Women in active combat roles should no longer be an argument or a question. It has to be done.
A very quiet revolution has been taking place in the jungles of Chhattisgarh . In a move that should challenge conventional and patriarchal notions of combat, 35 women personnel of CRPF became the first women in India to engage in combat operations.
The women stayed in the jungle for 90 days and were give pre-induction training in jungle warfare. Currently they are posted in Delhi for law and order duties.
The operations were said to be successful and plans to increase the strength and deployment of women combat forces to aid in the operations in Naxal hit areas like Chhattisgarh and Jharkhand are underway.
India does not traditionally allow women to serve in combat roles with the infantry, artillery or armored corps. They are also barred from serving on board operational warships or fly fighter jets in combat. They are however, through recent measures to increase their numbers in the armed forces, have been allowed to get permanent commissions in non-combat roles.
The argument to allow women to join the forces in combat roles in India is one that was shot down by various members of the armed forces and the government. The reasons ranged from inability to comprehend the reaction of a nation to a woman POW, to the more inane reason of jawans who might not be able to accept orders from a woman leader.
These arguments have often ranged from the moralizing and patronizing to chiding the very idea of having woman and men serving equally. They’ve also been had by other countries before. India has to only look at the many countries ranging from Israel, Taiwan, Canada, US to realize that every argument against women in combat have been proved moot. To keep stressing on these is to to be blind to the idea that a woman can and should be given equal opportunity to prove her mettle on the battle field and her patriotism.
Women in the armed forces in India have been over decades relegated to positions where they could be paraded and be used as trophies for the men. The safe positions of parade ground soldiers, aide-de-camps and instructors gave them an ability to work in stereotypical feminine roles, while the men went ahead to fight and man the borders to keep them safe.

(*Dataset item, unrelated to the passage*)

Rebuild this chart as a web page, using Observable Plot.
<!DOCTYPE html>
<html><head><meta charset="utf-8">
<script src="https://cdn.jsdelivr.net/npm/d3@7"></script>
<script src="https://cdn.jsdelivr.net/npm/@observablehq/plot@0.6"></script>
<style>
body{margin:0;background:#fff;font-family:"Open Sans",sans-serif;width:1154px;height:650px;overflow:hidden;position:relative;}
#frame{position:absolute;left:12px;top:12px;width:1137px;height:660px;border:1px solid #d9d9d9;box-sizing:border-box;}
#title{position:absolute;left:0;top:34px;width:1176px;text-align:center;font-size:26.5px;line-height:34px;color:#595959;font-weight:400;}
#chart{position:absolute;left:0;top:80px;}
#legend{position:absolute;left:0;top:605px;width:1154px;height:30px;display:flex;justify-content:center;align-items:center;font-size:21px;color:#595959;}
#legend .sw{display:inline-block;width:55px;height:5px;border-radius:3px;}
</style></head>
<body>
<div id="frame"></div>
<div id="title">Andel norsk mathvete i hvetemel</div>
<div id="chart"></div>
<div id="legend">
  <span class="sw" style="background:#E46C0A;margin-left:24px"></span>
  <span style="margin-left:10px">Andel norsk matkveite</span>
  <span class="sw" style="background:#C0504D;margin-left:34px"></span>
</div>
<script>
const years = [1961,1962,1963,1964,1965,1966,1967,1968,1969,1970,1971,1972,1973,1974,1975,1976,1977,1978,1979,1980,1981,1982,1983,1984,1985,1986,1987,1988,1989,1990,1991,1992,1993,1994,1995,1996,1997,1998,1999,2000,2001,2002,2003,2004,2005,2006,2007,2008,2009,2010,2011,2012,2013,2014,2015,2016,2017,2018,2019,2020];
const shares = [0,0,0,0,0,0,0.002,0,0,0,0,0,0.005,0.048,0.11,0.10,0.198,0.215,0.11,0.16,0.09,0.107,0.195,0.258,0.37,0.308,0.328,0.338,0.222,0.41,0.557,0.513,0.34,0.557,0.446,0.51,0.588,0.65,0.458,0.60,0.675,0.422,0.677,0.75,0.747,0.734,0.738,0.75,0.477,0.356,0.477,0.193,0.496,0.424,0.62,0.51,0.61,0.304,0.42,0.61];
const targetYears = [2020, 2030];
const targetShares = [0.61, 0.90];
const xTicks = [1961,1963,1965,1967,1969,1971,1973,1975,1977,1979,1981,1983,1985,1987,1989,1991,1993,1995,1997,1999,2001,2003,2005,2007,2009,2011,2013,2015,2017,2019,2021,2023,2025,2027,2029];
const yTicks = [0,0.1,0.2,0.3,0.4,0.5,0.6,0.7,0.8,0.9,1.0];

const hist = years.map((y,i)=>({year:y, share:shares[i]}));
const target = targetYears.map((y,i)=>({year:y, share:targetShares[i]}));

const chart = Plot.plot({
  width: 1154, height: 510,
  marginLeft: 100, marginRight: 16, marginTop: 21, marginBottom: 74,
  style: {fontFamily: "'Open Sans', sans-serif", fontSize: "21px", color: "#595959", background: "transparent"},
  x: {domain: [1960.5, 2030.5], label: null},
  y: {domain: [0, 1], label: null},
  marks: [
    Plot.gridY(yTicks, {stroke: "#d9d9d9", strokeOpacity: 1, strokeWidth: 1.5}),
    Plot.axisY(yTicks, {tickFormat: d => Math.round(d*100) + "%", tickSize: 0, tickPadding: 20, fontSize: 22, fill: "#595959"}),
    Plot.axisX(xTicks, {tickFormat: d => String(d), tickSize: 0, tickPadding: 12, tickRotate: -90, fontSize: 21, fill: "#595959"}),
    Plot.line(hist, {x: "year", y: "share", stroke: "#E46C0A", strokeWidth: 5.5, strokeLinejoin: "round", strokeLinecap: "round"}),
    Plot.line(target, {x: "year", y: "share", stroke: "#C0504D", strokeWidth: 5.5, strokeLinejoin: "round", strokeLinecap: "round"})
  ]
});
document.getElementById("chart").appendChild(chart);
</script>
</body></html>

To keep stressing these roles in this century is to be blind to the many successes that women have had in roles that have been considered “manly”. For men, to stress the inability of a woman to work in combat roles, and to keep her in place within secure glass structures is to reinforce patriarchal and stereotypical notions of men and women that have been time and again disproved. India does have its own set of challenges that it will face with the integration of the forces. However, to dismiss the very idea of integration is atavistic and boorish.

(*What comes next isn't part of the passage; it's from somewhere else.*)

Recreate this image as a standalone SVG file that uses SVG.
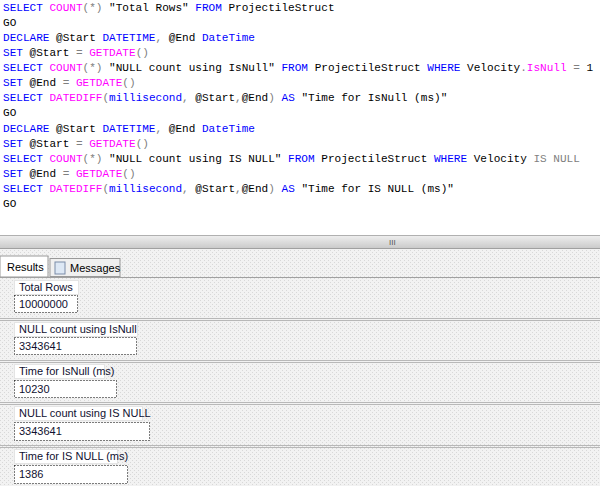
<svg xmlns="http://www.w3.org/2000/svg" width="600" height="486" viewBox="0 0 600 486">
<defs>
<style>
.c{font-family:"Liberation Mono",monospace;font-size:11.05px;fill:#000;white-space:pre}
.k{fill:#0000ff}.f{fill:#ff00ff}.g{fill:#808080}
.r{font-family:"Liberation Sans",Arial,sans-serif;font-size:11px;fill:#101030}
.hd{fill:#fff;stroke:#e4e4e4}
.vl{fill:#fff;stroke:#000;stroke-dasharray:1 2}
.sep{stroke:#b8b8b8;stroke-width:1}
</style>
<pattern id="dots" width="4" height="4" patternUnits="userSpaceOnUse">
<rect width="4" height="4" fill="#f2f2f2"/><rect width="1" height="1" fill="#d8d8d8"/><rect x="2" y="2" width="1" height="1" fill="#d8d8d8"/>
</pattern>
<linearGradient id="bar" x1="0" y1="0" x2="0" y2="1"><stop offset="0" stop-color="#f0f0f0"/><stop offset="1" stop-color="#c8c8c8"/></linearGradient>
</defs>
<rect width="600" height="486" fill="#fff"/>
<g id="code">
<text class="c" x="3" y="11"><tspan class="k">SELECT</tspan> <tspan class="f">COUNT</tspan><tspan class="g">(*)</tspan> "Total Rows" <tspan class="k">FROM</tspan> ProjectileStruct</text>
<text class="c" x="3" y="26">GO</text>
<text class="c" x="3" y="41"><tspan class="k">DECLARE</tspan> @Start <tspan class="k">DATETIME</tspan><tspan class="g">,</tspan> @End <tspan class="k">DateTime</tspan></text>
<text class="c" x="3" y="56"><tspan class="k">SET</tspan> @Start <tspan class="g">=</tspan> <tspan class="f">GETDATE</tspan><tspan class="g">()</tspan></text>
<text class="c" x="3" y="71"><tspan class="k">SELECT</tspan> <tspan class="f">COUNT</tspan><tspan class="g">(*)</tspan> "NULL count using IsNull" <tspan class="k">FROM</tspan> ProjectileStruct <tspan class="k">WHERE</tspan> Velocity<tspan class="g">.</tspan><tspan class="f">IsNull</tspan> <tspan class="g">=</tspan> 1</text>
<text class="c" x="3" y="86"><tspan class="k">SET</tspan> @End <tspan class="g">=</tspan> <tspan class="f">GETDATE</tspan><tspan class="g">()</tspan></text>
<text class="c" x="3" y="101"><tspan class="k">SELECT</tspan> <tspan class="f">DATEDIFF</tspan><tspan class="g">(</tspan><tspan class="k">millisecond</tspan><tspan class="g">,</tspan> @Start<tspan class="g">,</tspan>@End<tspan class="g">)</tspan> <tspan class="k">AS</tspan> "Time for IsNull (ms)"</text>
<text class="c" x="3" y="116">GO</text>
<text class="c" x="3" y="132"><tspan class="k">DECLARE</tspan> @Start <tspan class="k">DATETIME</tspan><tspan class="g">,</tspan> @End <tspan class="k">DateTime</tspan></text>
<text class="c" x="3" y="147"><tspan class="k">SET</tspan> @Start <tspan class="g">=</tspan> <tspan class="f">GETDATE</tspan><tspan class="g">()</tspan></text>
<text class="c" x="3" y="162"><tspan class="k">SELECT</tspan> <tspan class="f">COUNT</tspan><tspan class="g">(*)</tspan> "NULL count using IS NULL" <tspan class="k">FROM</tspan> ProjectileStruct <tspan class="k">WHERE</tspan> Velocity <tspan class="g">IS NULL</tspan></text>
<text class="c" x="3" y="177"><tspan class="k">SET</tspan> @End <tspan class="g">=</tspan> <tspan class="f">GETDATE</tspan><tspan class="g">()</tspan></text>
<text class="c" x="3" y="192"><tspan class="k">SELECT</tspan> <tspan class="f">DATEDIFF</tspan><tspan class="g">(</tspan><tspan class="k">millisecond</tspan><tspan class="g">,</tspan> @Start<tspan class="g">,</tspan>@End<tspan class="g">)</tspan> <tspan class="k">AS</tspan> "Time for IS NULL (ms)"</text>
<text class="c" x="3" y="207">GO</text>
</g>
<g id="splitter">
<rect x="0" y="235" width="600" height="14" fill="url(#bar)"/>
<line x1="0" y1="235.5" x2="600" y2="235.5" stroke="#b0b0b0"/>
<line x1="0" y1="248.5" x2="600" y2="248.5" stroke="#a0a0a0"/>
<text x="389" y="245" font-family="Liberation Sans,sans-serif" font-size="8" fill="#555">III</text>
</g>
<rect x="0" y="249" width="600" height="237" fill="url(#dots)"/>
<g id="tabs">
<rect x="0" y="256" width="48" height="21" fill="#fff" stroke="#999"/>
<text class="r" x="7" y="271" style="fill:#000">Results</text>
<rect x="50" y="258.5" width="70" height="18" fill="#f0f0f0" stroke="#999"/>
<rect x="55" y="262" width="10" height="12" fill="#dde8f5" stroke="#7a8ca8"/>
<text class="r" x="70" y="272" style="fill:#000">Messages</text>
<line x1="0" y1="277.5" x2="600" y2="277.5" stroke="#a0a0a0"/>
</g>
<g id="r1">
<rect class="hd" x="14.5" y="280.5" width="64" height="14"/><text class="r" x="19" y="291">Total Rows</text>
<rect class="vl" x="14.5" y="295.5" width="63" height="17"/><text class="r" x="19" y="308">10000000</text>
</g>
<g id="seps">
<line class="sep" x1="0" y1="318.5" x2="600" y2="318.5"/><line class="sep" x1="0" y1="320.5" x2="600" y2="320.5"/>
<line class="sep" x1="0" y1="360.5" x2="600" y2="360.5"/><line class="sep" x1="0" y1="362.5" x2="600" y2="362.5"/>
<line class="sep" x1="0" y1="402.5" x2="600" y2="402.5"/><line class="sep" x1="0" y1="404.5" x2="600" y2="404.5"/>
<line class="sep" x1="0" y1="445.5" x2="600" y2="445.5"/><line class="sep" x1="0" y1="447.5" x2="600" y2="447.5"/>
</g>
<g id="r2">
<rect class="hd" x="14.5" y="322.5" width="123" height="14"/><text class="r" x="19" y="333">NULL count using IsNull</text>
<rect class="vl" x="14.5" y="337.5" width="122" height="17"/><text class="r" x="19" y="350">3343641</text>
</g>
<g id="r3">
<rect class="hd" x="14.5" y="364.5" width="90" height="14"/><text class="r" x="19" y="375">Time for IsNull (ms)</text>
<rect class="vl" x="14.5" y="380.5" width="102" height="17"/><text class="r" x="19" y="393">10230</text>
</g>
<g id="r4">
<rect class="hd" x="14.5" y="406.5" width="128" height="14"/><text class="r" x="19" y="417">NULL count using IS NULL</text>
<rect class="vl" x="14.5" y="422.5" width="135" height="18"/><text class="r" x="19" y="435">3343641</text>
</g>
<g id="r5">
<rect class="hd" x="14.5" y="449.5" width="103" height="14"/><text class="r" x="19" y="460">Time for IS NULL (ms)</text>
<rect class="vl" x="14.5" y="465.5" width="113" height="18"/><text class="r" x="19" y="478">1386</text>
</g>
</svg>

Martha McSally, a colonel in the US air force, was the first woman to fly in combat. Her paper “WOMEN IN COMBAT:IS THE CURRENT POLICY OBSOLETE?” explains in detail the many objections and solutions for an integrated armed force. While some of them remain unique to the United States, a lot of the issues and attitudes that women faced to be accepted for combat operations and their proposed solutions can be useful in India.

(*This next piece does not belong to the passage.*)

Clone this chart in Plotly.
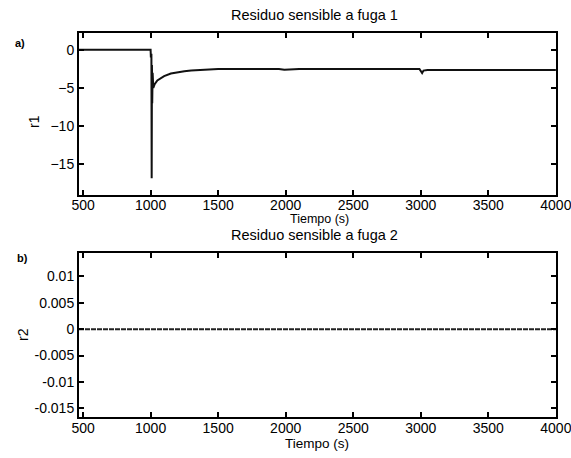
import plotly.graph_objects as go

# Residual r1 (sensitive to leak 1)
t_r1 = [470, 1000, 1002, 1004, 1006, 1008, 1010, 1012, 1015, 1020, 1030, 1050,
        1075, 1100, 1150, 1200, 1250, 1300, 1400, 1500, 1600, 1800, 1950, 1990,
        2030, 2100, 2500, 2900, 2990, 3010, 3020, 3050, 3500, 4000]
r1 = [0, 0, -1, -8, -0.5, -16.8, -2, -7, -3, -5, -4.5, -4.0,
      -3.7, -3.45, -3.1, -2.9, -2.8, -2.7, -2.6, -2.52, -2.5, -2.5, -2.5, -2.62,
      -2.6, -2.5, -2.5, -2.5, -2.5, -3.05, -2.72, -2.65, -2.65, -2.65]

# Residual r2 (sensitive to leak 2)
t_r2 = [470, 1000, 1500, 2000, 2500, 3000, 3500, 4000]
r2 = [0, 0, 0, 0, 0, 0, 0, 0]

x_ticks = [500, 1000, 1500, 2000, 2500, 3000, 3500, 4000]
y1_ticks = [0, -5, -10, -15]
y2_ticks = [0.01, 0.005, 0, -0.005, -0.01, -0.015]
y2_labels = ["0.01", "0.005", "0", "-0.005", "-0.01", "-0.015"]

FONT = "Liberation Sans, Arial, sans-serif"

fig = go.Figure()
fig.add_trace(go.Scatter(x=t_r1, y=r1, mode="lines",
                         line=dict(color="#111111", width=2),
                         xaxis="x", yaxis="y", showlegend=False))
fig.add_trace(go.Scatter(x=t_r2, y=r2, mode="lines",
                         line=dict(color="#222222", width=2, dash="5px,1px"),
                         xaxis="x2", yaxis="y2", showlegend=False))

axis_common = dict(showline=True, linecolor="black", linewidth=2, mirror="ticks",
                   ticks="inside", ticklen=5, tickwidth=1.5, tickcolor="black",
                   showgrid=False, zeroline=False, ticklabeloverflow="allow",
                   automargin=False,
                   tickfont=dict(family=FONT, size=14, color="black"))

xd = [79 / 571, 556 / 571]
fig.update_layout(
    width=571, height=458,
    margin=dict(l=0, r=0, t=0, b=0, autoexpand=False),
    paper_bgcolor="white", plot_bgcolor="white",
    xaxis=dict(domain=xd, range=[470, 4001], tickvals=x_ticks,
               anchor="y", ticklabelstandoff=-4, **axis_common),
    yaxis=dict(domain=[1 - 195 / 458, 1 - 33 / 458], range=[-19, 2.2],
               tickvals=y1_ticks, anchor="x", **axis_common),
    xaxis2=dict(domain=xd, range=[470, 4001], tickvals=x_ticks,
                anchor="y2", ticklabelstandoff=-3, **axis_common),
    yaxis2=dict(domain=[1 - 416.7 / 458, 1 - 253.3 / 458], range=[-0.0166, 0.0144],
                tickvals=y2_ticks, ticktext=y2_labels, anchor="x2", **axis_common),
)

def txt(text, x, y, size=13, angle=0):
    fig.add_annotation(text=text, x=x / 571, y=1 - y / 458, xref="paper", yref="paper",
                       showarrow=False, textangle=angle, xanchor="center", yanchor="middle",
                       font=dict(family="Liberation Sans, Arial, sans-serif", size=size, color="black"))

txt("Residuo sensible a fuga 1", 314, 15, size=14.5)
txt("Tiempo (s)", 319, 219, size=12.5)
txt("Residuo sensible a fuga 2", 314, 235, size=14.5)
txt("Tiempo (s)", 317, 443, size=13.5)
txt("r1", 34, 122, size=14, angle=-90)
txt("r2", 23, 335, size=14, angle=-90)
txt("<b>a)</b>", 20, 43, size=11)
txt("<b>b)</b>", 22, 258, size=11)

fig.write_html("out.html")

Arguments like the one that Air Marshal (retired) Sumit Mukerji made where he said
“It is a reality in the making but it is really a political call for the government of the day — are we as a nation ready to accept a woman being captured by the enemy? Whoever takes the decision finally becomes accountable,
is the equivalent of a minister saying that letting women work outdoors would be a political call for “are we as a nation ready to accept a woman being raped by men on the streets if she steps outside?” It is that ridiculous. A person who signs up for combat duty is mentally and physically prepared for the best and worst of all conditions, to claim that as a nation we would agonise more over a woman POW than a man should not be up for argument at all.
All the women who signed up for the CRPF combat operations against naxals in the jungles of Chhattisgarh were from rural background and had men—brothers, fathers, husbands—accept their role as they would have accepted a man’s role. Any objections that a person from a rural background is less accepting or a woman from a rural background is less likely to sign up for combat duty is rubbish. They are just smokescreens to perpetuate the idea that a man’s job is to protect, while a woman’s job is to look pretty and keep house. The men who control the armed forces have been successful in clinging to these age old notions. It’s high time the brass ceiling came down.
We still hang on the image of Kiran Bedi as a role model for a strong woman who managed to achieve great success in what was traditionally thought to be a man’s domain. As much as we respect Ms Bedi’s role and her charisma and courage, there are a whole lot of shoes that can be filled, and have been filled by women police officers, panchayat leaders, ministers and women on the field in war zones. To bring women into combat at the lowest level in the armed forces can be an immense source of strength, a means to a career and an image to inspire the next generation. Gender should not be a stumbling block for someone looking to serve the nation.